Brief: Look through the data below and output, unchanged, every line from the one holding "Write a Python" through the one holding "label_pos = [(25.2, 67.95), (54.5, 66.9), (72.9, 64.06)]", inclusive. Skip the pictures.

============================================================

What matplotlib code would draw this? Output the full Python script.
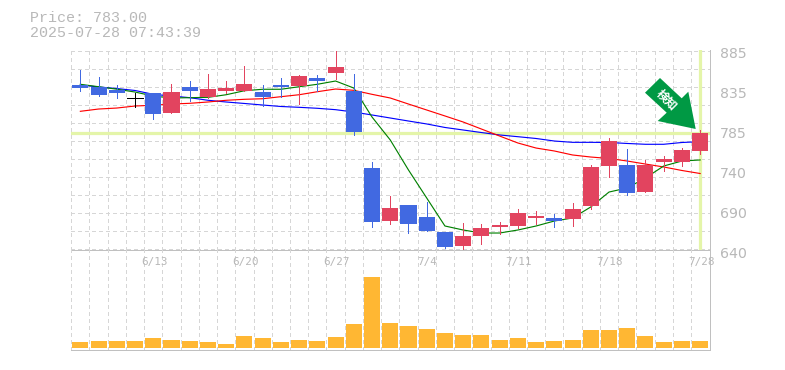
import numpy as np
import matplotlib
matplotlib.use("Agg")
import matplotlib.pyplot as plt
from matplotlib.patches import Polygon
from matplotlib.transforms import Affine2D

price_now = 783.00
stamp = "2025-07-28 07:43:39"
tick_dates = {4: "6/13", 9: "6/20", 14: "6/27", 19: "7/4", 24: "7/11", 29: "7/18", 34: "7/28"}
price_labels = ["640", "690", "740", "785", "835", "885"]

opens = [842.1, 839.3, 836.0, 825.8, 832.3, 807.8, 839.7, 827.4, 834.8, 834.8, 833.5, 842.0,
         840.9, 850.7, 856.8, 834.8, 740.5, 675.5, 695.1, 680.4, 662.0, 644.9, 657.2, 668.2,
         669.4, 679.2, 679.2, 678.0, 693.9, 742.9, 744.1, 711.0, 747.8, 747.8, 761.3]
closes = [838.8, 829.9, 832.7, 825.8, 806.6, 833.5, 834.8, 837.2, 838.4, 843.4, 827.4, 839.7,
          853.2, 847.0, 864.2, 784.6, 674.3, 691.4, 671.9, 663.3, 643.7, 657.2, 667.0, 670.6,
          685.3, 681.6, 675.5, 690.2, 741.7, 773.5, 709.8, 744.1, 751.5, 762.5, 783.3]
highs = [860.5, 852.0, 842.0, 832.0, 832.3, 843.3, 847.0, 855.6, 847.0, 865.4, 842.0, 850.7,
         854.4, 854.4, 884.0, 855.6, 747.8, 706.2, 695.1, 698.8, 662.0, 673.0, 671.9, 674.3,
         690.2, 687.8, 684.1, 697.6, 744.1, 777.2, 763.7, 750.3, 755.2, 765.0, 787.0]
lows = [835.1, 828.6, 826.2, 815.5, 800.5, 807.8, 822.5, 826.2, 832.3, 834.8, 816.4, 827.4,
        818.9, 834.8, 849.5, 780.9, 668.2, 671.9, 660.8, 663.3, 642.5, 641.2, 647.3, 659.6,
        667.0, 671.9, 668.2, 669.4, 690.2, 729.4, 707.4, 711.0, 736.8, 742.9, 757.6]
ma_short = [843.0, 840.0, 837.0, 833.5, 828.6, 826.2, 826.6, 827.0, 830.2, 835.1, 836.9, 836.9,
            840.0, 843.0, 847.0, 838.4, 802.9, 774.8, 738.0, 703.7, 669.4, 664.5, 660.8, 660.8,
            664.5, 669.4, 675.5, 679.2, 692.7, 711.0, 716.0, 728.2, 742.9, 749.0, 750.3]
ma_mid = [809.9, 812.7, 813.9, 816.4, 817.3, 818.8, 819.7, 821.3, 823.4, 824.6, 825.3, 827.8,
          830.2, 833.9, 837.2, 835.6, 830.7, 826.2, 818.8, 811.5, 804.2, 796.8, 788.2, 779.6,
          771.1, 764.9, 761.3, 756.4, 753.9, 752.1, 749.0, 745.3, 741.7, 737.4, 733.7]
ma_long = [842.1, 839.7, 837.8, 835.4, 830.7, 828.6, 826.6, 823.4, 821.3, 819.5, 817.6, 815.8,
           814.8, 813.6, 811.9, 809.0, 805.4, 801.7, 798.0, 794.4, 790.1, 787.0, 783.9, 780.9,
           778.8, 776.6, 773.5, 771.9, 771.9, 771.7, 770.5, 769.5, 769.5, 771.7, 772.7]
volumes = [6, 7, 7, 7, 10, 8, 7, 6, 4, 12, 10, 6, 8, 7, 11, 24, 71, 25,
           22, 19, 15, 13, 13, 8, 10, 6, 7, 8, 18, 18, 20, 12, 6, 7, 7]

W, H = 785, 370
RED, BLUE, ORANGE = "#e2445f", "#4169e1", "#ffb733"
GRID, FRAME, TEXT, HILITE = "#d6d6d6", "#c0c0c0", "#b8b8b8", "#e4f5a9"
PX = 0.72  # one pixel in points at dpi 100

plt.rcParams["font.family"] = ["DejaVu Sans", "Noto Sans CJK JP"]
fig = plt.figure(figsize=(W / 100, H / 100), dpi=100, facecolor="white")

def box(l, t, r, b):
    return [l / W, 1 - b / H, (r - l) / W, (b - t) / H]

ax = fig.add_axes(box(70.5, 50, 710, 250))
av = fig.add_axes(box(70.5, 250, 710, 350))
n = len(opens)
x = np.arange(n)
xlim = (-0.54, 34.54)
px_per_unit = 1.225

for a in (ax, av):
    a.set_xlim(*xlim)
    a.set_xticks([])
    a.set_yticks([])
    a.patch.set_alpha(0)
    for s in a.spines.values():
        s.set_visible(False)
    for side in ("right", "bottom"):
        a.spines[side].set_visible(True)
        a.spines[side].set_color(FRAME)
        a.spines[side].set_linewidth(PX)
        a.spines[side].set_antialiased(False)
    for g in np.arange(-0.5, n - 1, 1):
        a.axvline(g, color=GRID, lw=PX, ls=(0, (3, 3)), zorder=1, antialiased=False)

ax.set_ylim(640, 885)
av.set_ylim(-2, 98)

for g in 640 + px_per_unit * (1.5 + 18 * np.arange(12)):
    ax.axhline(g, color=GRID, lw=PX, ls=(0, (3, 3)), zorder=1, antialiased=False)

ax.axhline(price_now, color=HILITE, lw=PX * 3.2, zorder=2)
ax.axvline(x[-1], ymin=0, ymax=0.995, color=HILITE, lw=PX * 3.2, zorder=2)

ax.plot(x, ma_long, color="#0000ff", lw=PX * 1.15, zorder=3)
ax.plot(x, ma_mid, color="#ff0000", lw=PX * 1.15, zorder=3)
ax.plot(x, ma_short, color="#008000", lw=PX * 1.15, zorder=3)

for i in x:
    o, c = opens[i], closes[i]
    col = "black" if o == c else (RED if c > o else BLUE)
    ax.vlines(i, lows[i], highs[i], color=col, lw=PX, zorder=4, antialiased=False)
    if o == c:
        ax.hlines(o, i - 0.44, i + 0.44, color=col, lw=PX, zorder=4, antialiased=False)
    else:
        ax.bar(i, abs(c - o), bottom=min(o, c), width=0.88, color=col, lw=0, zorder=4)

av.bar(x, volumes, width=0.88, color=ORANGE, lw=0, zorder=3)

for k, lab in enumerate(price_labels):
    ax.annotate(lab, xy=(1, 640 + 49 * k), xycoords=ax.get_yaxis_transform(),
                xytext=(10, -3.5), textcoords="offset pixels", ha="left", va="center",
                color=TEXT, fontsize=10.2, annotation_clip=False)
for i, lab in tick_dates.items():
    av.annotate(lab, xy=(i, 1), xycoords=av.get_xaxis_transform(),
                xytext=(1, -12), textcoords="offset pixels", ha="center", va="center",
                color=TEXT, fontsize=7.9, family="DejaVu Sans Mono", zorder=6,
                annotation_clip=False)

fig.text(30 / W, 1 - 18 / H, f"Price: {price_now:.2f}", color=TEXT, fontsize=10.8,
         family="Liberation Mono", va="center", ha="left")
fig.text(30 / W, 1 - 33 / H, stamp, color=TEXT, fontsize=10.8,
         family="Liberation Mono", va="center", ha="left")

# "detected" arrow badge, in figure pixels from the top left
to_px = Affine2D().scale(1, -1).translate(0, H)
badge = [(660, 78), (681.7, 98.3), (688.3, 91.7), (695.7, 129), (657.7, 121), (666.7, 112.7), (645, 92.7)]
fig.add_artist(Polygon(badge, closed=True, facecolor="#009944", edgecolor="none",
                       transform=to_px, zorder=8))
fig.text(666.7 / W, 1 - 100.3 / H, "検知", color="white", fontsize=8.6, fontweight="bold",
         rotation=-45, rotation_mode="anchor", ha="center", va="center",
         family="Noto Sans CJK JP", zorder=9)

fig.savefig("out.png", dpi=100)
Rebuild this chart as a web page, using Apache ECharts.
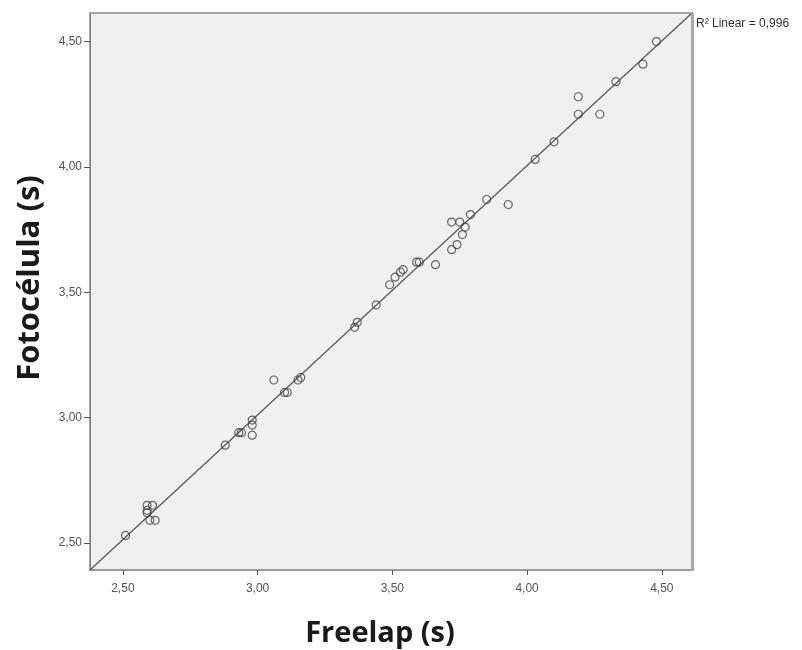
<!DOCTYPE html>
<html>
<head>
<meta charset="utf-8">
<script src="https://cdn.jsdelivr.net/npm/echarts@6/dist/echarts.min.js"></script>
<style>html,body{margin:0;padding:0;background:#fff;}#c{width:802px;height:650px;}</style>
</head>
<body>
<div id="c"></div>
<script>
// Freelap (s) vs Fotocélula (s)
const freelap = [2.51, 2.59, 2.59, 2.61, 2.59, 2.60, 2.62,
  2.88, 2.93, 2.94, 2.98, 2.98, 2.98, 3.06, 3.10, 3.11, 3.15, 3.16,
  3.36, 3.37, 3.44, 3.49, 3.51, 3.53, 3.54, 3.59, 3.60, 3.66,
  3.72, 3.74, 3.76, 3.77, 3.72, 3.75, 3.79, 3.85, 3.93,
  4.03, 4.10, 4.19, 4.19, 4.27, 4.33, 4.43, 4.48];
const fotocelula = [2.53, 2.65, 2.63, 2.65, 2.62, 2.59, 2.59,
  2.89, 2.94, 2.94, 2.99, 2.97, 2.93, 3.15, 3.10, 3.10, 3.15, 3.16,
  3.36, 3.38, 3.45, 3.53, 3.56, 3.58, 3.59, 3.62, 3.62, 3.61,
  3.67, 3.69, 3.73, 3.76, 3.78, 3.78, 3.81, 3.87, 3.85,
  4.03, 4.10, 4.28, 4.21, 4.21, 4.34, 4.41, 4.50];
const fitX = [2.378, 4.612];
const fitY = [2.392, 4.614];
const xTicks = [2.5, 3.0, 3.5, 4.0, 4.5];
const yTicks = [2.5, 3.0, 3.5, 4.0, 4.5];
const r2Label = 'R² Linear = 0,996';

const chart = echarts.init(document.getElementById('c'));
const fmt = v => v.toFixed(2).replace('.', ',');
chart.setOption({
  animation: false,
  grid: {left: 90, top: 13, right: 110, bottom: 80, show: true,
    backgroundColor: '#f0f0f0', borderColor: '#8c8c8c', borderWidth: 1.5},
  xAxis: {
    type: 'value', min: fitX[0], max: fitX[1],
    splitLine: {show: false},
    axisLine: {show: true, onZero: false, lineStyle: {color: '#9a9a9a', width: 2}},
    axisTick: {show: true, length: 5, customValues: xTicks, lineStyle: {color: '#555'}},
    axisLabel: {customValues: xTicks, formatter: fmt, color: '#555', fontSize: 12,
      fontFamily: 'Liberation Sans', margin: 13}
  },
  yAxis: {
    type: 'value', min: fitY[0], max: fitY[1],
    splitLine: {show: false},
    axisLine: {show: true, onZero: false, lineStyle: {color: '#7a7a7a', width: 1}},
    axisTick: {show: true, length: 6, customValues: yTicks, lineStyle: {color: '#555'}},
    axisLabel: {customValues: yTicks, formatter: fmt, color: '#555', fontSize: 12,
      fontFamily: 'Liberation Sans', margin: 8}
  },
  graphic: [
    {type: 'text', x: 380, y: 634, style: {text: 'Freelap (s)', font: 'bold 29px "Open Sans"',
      fill: '#1a1a1a', textAlign: 'center', textVerticalAlign: 'middle'}},
    {type: 'text', x: 30, y: 278, rotation: Math.PI / 2, style: {text: 'Fotocélula (s)',
      font: 'bold 31px "Open Sans"', fill: '#1a1a1a', textAlign: 'center', textVerticalAlign: 'middle'}},
    {type: 'rect', shape: {x: 691, y: 13, width: 3, height: 558}, style: {fill: '#a8a8a8'}, z: 10}
  ],
  series: [
    {
      type: 'line', data: fitX.map((x, i) => [x, fitY[i]]), symbol: 'none', silent: true,
      lineStyle: {color: '#555', width: 1.2}, z: 3,
      endLabel: {show: true, formatter: r2Label, fontSize: 12, color: '#333',
        fontFamily: 'Liberation Sans', offset: [-4, 11]}
    },
    {
      type: 'scatter', data: freelap.map((x, i) => [x, fotocelula[i]]),
      symbol: 'circle', symbolSize: 8, z: 4,
      itemStyle: {color: 'transparent', borderColor: '#444', borderWidth: 1.2}
    }
  ]
});
</script>
</body>
</html>
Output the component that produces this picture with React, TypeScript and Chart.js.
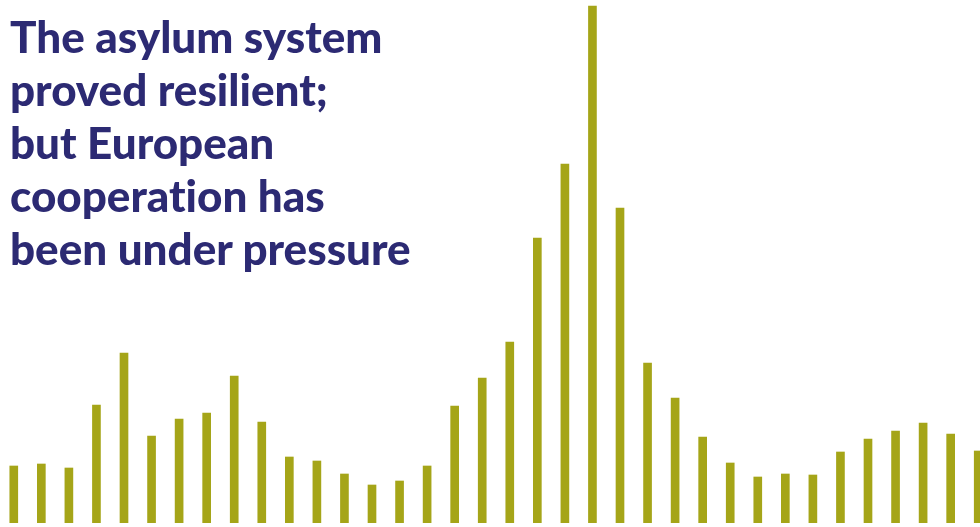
import React, { useEffect, useRef } from "react";
import { Chart, registerables } from "chart.js";

Chart.register(...registerables);

const titleLines: string[] = [
  "The asylum system",
  "proved resilient;",
  "but European",
  "cooperation has",
  "been under pressure",
];

const categories: string[] = Array.from({ length: 36 }, (_, i) => String(i + 1));

const values: number[] = [
  57, 59, 55, 118, 170, 87, 104, 110, 147, 101, 66, 62, 49, 38, 42, 57, 117, 145,
  181, 285, 359, 517, 315, 160, 125, 86, 60, 46, 49, 48, 71, 84, 92, 100, 89, 72,
];

const BAR_COLOR = "#a5a518";
const TITLE_COLOR = "#2c2a73";

export default function App() {
  const canvasRef = useRef<HTMLCanvasElement | null>(null);

  useEffect(() => {
    document.body.style.margin = "0";
    const canvas = canvasRef.current;
    if (!canvas) return;
    const chart = new Chart(canvas, {
      type: "bar",
      data: {
        labels: categories,
        datasets: [
          {
            data: values,
            backgroundColor: BAR_COLOR,
            borderWidth: 0,
            barThickness: 8,
          },
        ],
      },
      options: {
        responsive: false,
        animation: false,
        layout: { padding: 0 },
        plugins: {
          legend: { display: false },
          title: { display: false },
          tooltip: { enabled: false },
        },
        scales: {
          x: { display: false, offset: true },
          y: { display: false, min: 0, max: 523 },
        },
      },
    });
    return () => chart.destroy();
  }, []);

  return (
    <div
      style={{
        position: "fixed",
        left: 0,
        top: 0,
        width: 980,
        height: 527,
        overflow: "hidden",
        background: "#ffffff",
      }}
    >
      <canvas
        ref={canvasRef}
        width={992}
        height={523}
        style={{ position: "absolute", left: 0, top: 0, width: 992, height: 523 }}
      />
      <div
        style={{
          position: "absolute",
          left: 10,
          top: 10,
          fontFamily: "Lato, 'Open Sans', sans-serif",
          fontWeight: 900,
          fontSize: 44,
          lineHeight: "53px",
          color: TITLE_COLOR,
          whiteSpace: "pre",
          fontVariantLigatures: "none",
        }}
      >
        {titleLines.map((l, i) => (
          <div key={i}>{l}</div>
        ))}
      </div>
    </div>
  );
}
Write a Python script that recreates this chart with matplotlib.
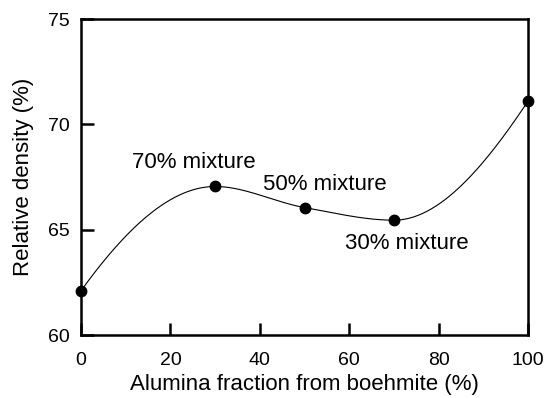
import numpy as np
import matplotlib.pyplot as plt

plt.rcParams['font.family'] = ['Liberation Sans', 'DejaVu Sans']

fraction = [0, 30, 50, 70, 100]
density = [62.1, 67.05, 66.05, 65.45, 71.1]
labels = ["70% mixture", "50% mixture", "30% mixture"]
label_pos = [(25.2, 67.95), (54.5, 66.9), (72.9, 64.06)]


def pchip(x, y, xs):
    # shape-preserving cubic through the points
    x = np.asarray(x, float)
    y = np.asarray(y, float)
    h = np.diff(x)
    d = np.diff(y) / h
    n = len(x)
    m = np.zeros(n)
    for k in range(1, n - 1):
        if d[k - 1] * d[k] > 0:
            w1 = 2 * h[k] + h[k - 1]
            w2 = h[k] + 2 * h[k - 1]
            m[k] = (w1 + w2) / (w1 / d[k - 1] + w2 / d[k])
    m[0] = ((2 * h[0] + h[1]) * d[0] - h[0] * d[1]) / (h[0] + h[1])
    m[-1] = ((2 * h[-1] + h[-2]) * d[-1] - h[-1] * d[-2]) / (h[-1] + h[-2])
    idx = np.clip(np.searchsorted(x, xs) - 1, 0, n - 2)
    t = (xs - x[idx]) / h[idx]
    h00 = 2 * t**3 - 3 * t**2 + 1
    h10 = t**3 - 2 * t**2 + t
    h01 = -2 * t**3 + 3 * t**2
    h11 = t**3 - t**2
    return (h00 * y[idx] + h10 * h[idx] * m[idx]
            + h01 * y[idx + 1] + h11 * h[idx] * m[idx + 1])


xs = np.linspace(0, 100, 400)
ys = pchip(fraction, density, xs)

fig = plt.figure(figsize=(5.48, 3.98), dpi=100)
ax = fig.add_axes([81 / 548, 63 / 398, 447 / 548, 316 / 398])
ax.plot(xs, ys, color='black', linewidth=0.8)
ax.plot(fraction, density, 'o', color='black', markersize=7.5, clip_on=False, zorder=5)
for txt, (lx, ly) in zip(labels, label_pos):
    ax.text(lx, ly, txt, fontsize=16, ha='center', va='baseline')

ax.set_xlim(0, 100)
ax.set_ylim(60, 75)
ax.set_xticks([0, 20, 40, 60, 80, 100])
ax.set_yticks([60, 65, 70, 75])
ax.tick_params(direction='in', length=9, width=1.8, labelsize=14)
ax.tick_params(axis='x', pad=12)
ax.tick_params(axis='y', pad=8)
for s in ax.spines.values():
    s.set_linewidth(1.8)
ax.set_xlabel("Alumina fraction from boehmite (%)", fontsize=16, labelpad=4)
ax.set_ylabel("Relative density (%)", fontsize=16, labelpad=10)

fig.savefig("out.png", dpi=100)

============================================================

Written response:
Write a Python script that recreates this chart with matplotlib.
import numpy as np
import matplotlib.pyplot as plt

plt.rcParams['font.family'] = ['Liberation Sans', 'DejaVu Sans']

fraction = [0, 30, 50, 70, 100]
density = [62.1, 67.05, 66.05, 65.45, 71.1]
labels = ["70% mixture", "50% mixture", "30% mixture"]
label_pos = [(25.2, 67.95), (54.5, 66.9), (72.9, 64.06)]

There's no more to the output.